■ **Task instructions**:
Repeat the material below word for word and leave out all pictures.

# # #

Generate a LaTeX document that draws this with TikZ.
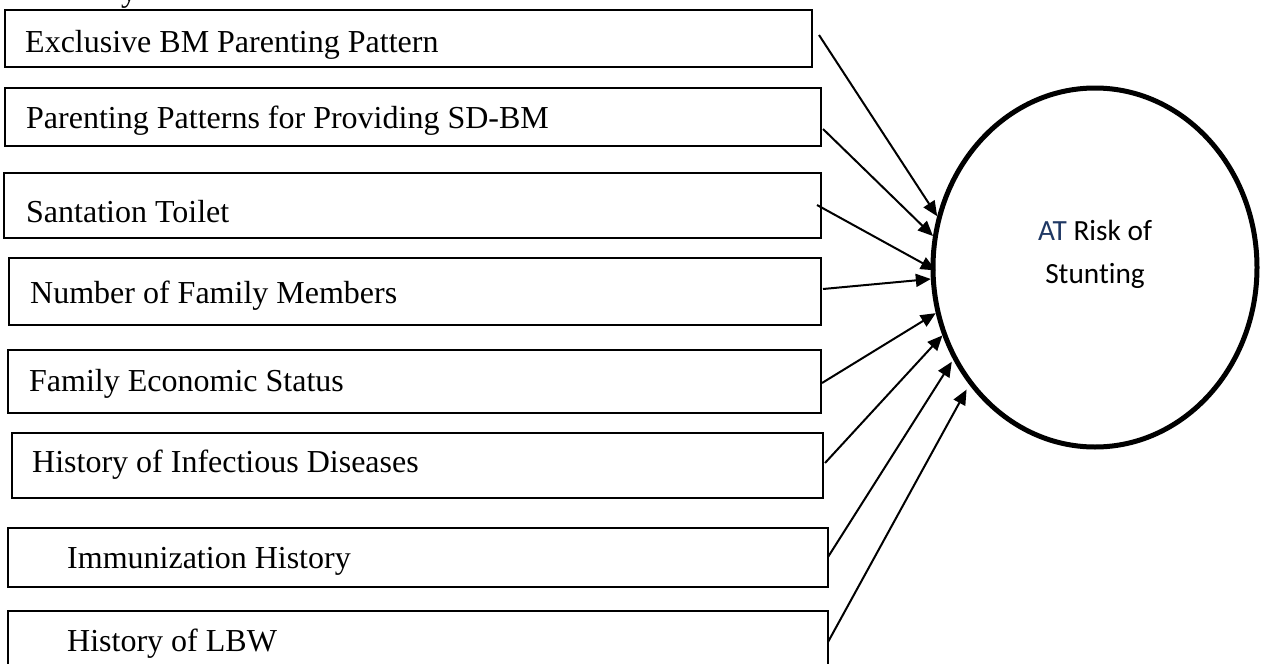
\documentclass[tikz,border=0pt]{standalone}
\usepackage{fontspec}
\setmainfont{Liberation Serif}
\newfontfamily\calfont[Ligatures=NoCommon]{Carlito}
\usetikzlibrary{arrows.meta,shapes.geometric}
\definecolor{atblue}{RGB}{31,56,100}

\begin{document}
\begin{tikzpicture}[x=1pt,y=-1pt,
  factor/.style={draw, line width=2pt, rectangle, inner sep=0pt, outer sep=0pt, anchor=north west},
  ftext/.style={inner sep=0pt, anchor=base west, font=\fontsize{32}{38}\selectfont},
  link/.style={line width=2pt, -{Triangle[length=15pt,width=13pt]}},
  outcome/.style={draw, ellipse, line width=5pt, inner sep=0pt},
  otext/.style={inner sep=0pt, anchor=base, font=\calfont\fontsize{29.3}{43}\selectfont}]

\useasboundingbox (0,0) rectangle (1267,664);
\clip (0,0) rectangle (1267,664);

% tail of the heading line above the boxes
\node[ftext] (head) at (121,1) {y};

% factor boxes
\node[factor, minimum width=807pt, minimum height=57pt] (b1) at (5,10) {};
\node[factor, minimum width=816pt, minimum height=58pt] (b2) at (5,88) {};
\node[factor, minimum width=817pt, minimum height=65pt] (b3) at (4,173) {};
\node[factor, minimum width=812pt, minimum height=67pt] (b4) at (9,258) {};
\node[factor, minimum width=813pt, minimum height=63pt] (b5) at (8,350) {};
\node[factor, minimum width=811pt, minimum height=65pt] (b6) at (12,433) {};
\node[factor, minimum width=820pt, minimum height=59pt] (b7) at (8,528) {};
\node[factor, minimum width=820pt, minimum height=70pt] (b8) at (8,611) {};

% factor labels
\node[ftext] (t1) at (25,52) {Exclusive BM Parenting Pattern};
\node[ftext] (t2) at (26,128) {Parenting Patterns for Providing SD-BM};
\node[ftext] (t3) at (26,222) {Santation Toilet};
\node[ftext] (t4) at (30,303) {Number of Family Members};
\node[ftext] (t5) at (29,391) {Family Economic Status};
\node[ftext] (t6) at (32,472) {History of Infectious Diseases};
\node[ftext] (t7) at (67,568) {Immunization History};
\node[ftext] (t8) at (67,651) {History of LBW};

% outcome
\node[outcome, minimum width=324pt, minimum height=359pt] (c) at (1095,267.5) {};
\node[otext] (c1) at (1095,240) {\textcolor{atblue}{AT} Risk of};
\node[otext] (c2) at (1095,283) {Stunting};

% arrow start points beside the boxes
\coordinate (s1) at (819,35);
\coordinate (s2) at (823,129);
\coordinate (s3) at (817,205);
\coordinate (s4) at (823,289);
\coordinate (s5) at (822,383);
\coordinate (s6) at (825,463);
\coordinate (s7) at (828,557);
\coordinate (s8) at (828,642);

\draw[link] (s1) -- (c.162.6);
\draw[link] (s2) -- (c.169.4);
\draw[link, shorten >=-6pt] (s3) -- (c.180.2);
\draw[link] (s4) -- (c.184.4);
\draw[link] (s5) -- (c.196.7);
\draw[link] (s6) -- (c.204.6);
\draw[link, shorten >=2.5pt] (s7) -- (c.213.7);
\draw[link, shorten >=5.5pt] (s8) -- (c.223.5);
\end{tikzpicture}
\end{document}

# # #

■ **Reply to the exercise**:
Generate a LaTeX document that draws this with TikZ.
\documentclass[tikz,border=0pt]{standalone}
\usepackage{fontspec}
\setmainfont{Liberation Serif}
\newfontfamily\calfont[Ligatures=NoCommon]{Carlito}
\usetikzlibrary{arrows.meta,shapes.geometric}
\definecolor{atblue}{RGB}{31,56,100}

\begin{document}
\begin{tikzpicture}[x=1pt,y=-1pt,
  factor/.style={draw, line width=2pt, rectangle, inner sep=0pt, outer sep=0pt, anchor=north west},
  ftext/.style={inner sep=0pt, anchor=base west, font=\fontsize{32}{38}\selectfont},
  link/.style={line width=2pt, -{Triangle[length=15pt,width=13pt]}},
  outcome/.style={draw, ellipse, line width=5pt, inner sep=0pt},
  otext/.style={inner sep=0pt, anchor=base, font=\calfont\fontsize{29.3}{43}\selectfont}]

\useasboundingbox (0,0) rectangle (1267,664);
\clip (0,0) rectangle (1267,664);

% tail of the heading line above the boxes
\node[ftext] (head) at (121,1) {y};

% factor boxes
\node[factor, minimum width=807pt, minimum height=57pt] (b1) at (5,10) {};
\node[factor, minimum width=816pt, minimum height=58pt] (b2) at (5,88) {};
\node[factor, minimum width=817pt, minimum height=65pt] (b3) at (4,173) {};
\node[factor, minimum width=812pt, minimum height=67pt] (b4) at (9,258) {};
\node[factor, minimum width=813pt, minimum height=63pt] (b5) at (8,350) {};
\node[factor, minimum width=811pt, minimum height=65pt] (b6) at (12,433) {};
\node[factor, minimum width=820pt, minimum height=59pt] (b7) at (8,528) {};
\node[factor, minimum width=820pt, minimum height=70pt] (b8) at (8,611) {};

% factor labels
\node[ftext] (t1) at (25,52) {Exclusive BM Parenting Pattern};
\node[ftext] (t2) at (26,128) {Parenting Patterns for Providing SD-BM};
\node[ftext] (t3) at (26,222) {Santation Toilet};
\node[ftext] (t4) at (30,303) {Number of Family Members};
\node[ftext] (t5) at (29,391) {Family Economic Status};
\node[ftext] (t6) at (32,472) {History of Infectious Diseases};
\node[ftext] (t7) at (67,568) {Immunization History};
\node[ftext] (t8) at (67,651) {History of LBW};

% outcome
\node[outcome, minimum width=324pt, minimum height=359pt] (c) at (1095,267.5) {};
\node[otext] (c1) at (1095,240) {\textcolor{atblue}{AT} Risk of};
\node[otext] (c2) at (1095,283) {Stunting};

% arrow start points beside the boxes
\coordinate (s1) at (819,35);
\coordinate (s2) at (823,129);
\coordinate (s3) at (817,205);
\coordinate (s4) at (823,289);
\coordinate (s5) at (822,383);
\coordinate (s6) at (825,463);
\coordinate (s7) at (828,557);
\coordinate (s8) at (828,642);

\draw[link] (s1) -- (c.162.6);
\draw[link] (s2) -- (c.169.4);
\draw[link, shorten >=-6pt] (s3) -- (c.180.2);
\draw[link] (s4) -- (c.184.4);
\draw[link] (s5) -- (c.196.7);
\draw[link] (s6) -- (c.204.6);
\draw[link, shorten >=2.5pt] (s7) -- (c.213.7);
\draw[link, shorten >=5.5pt] (s8) -- (c.223.5);
\end{tikzpicture}
\end{document}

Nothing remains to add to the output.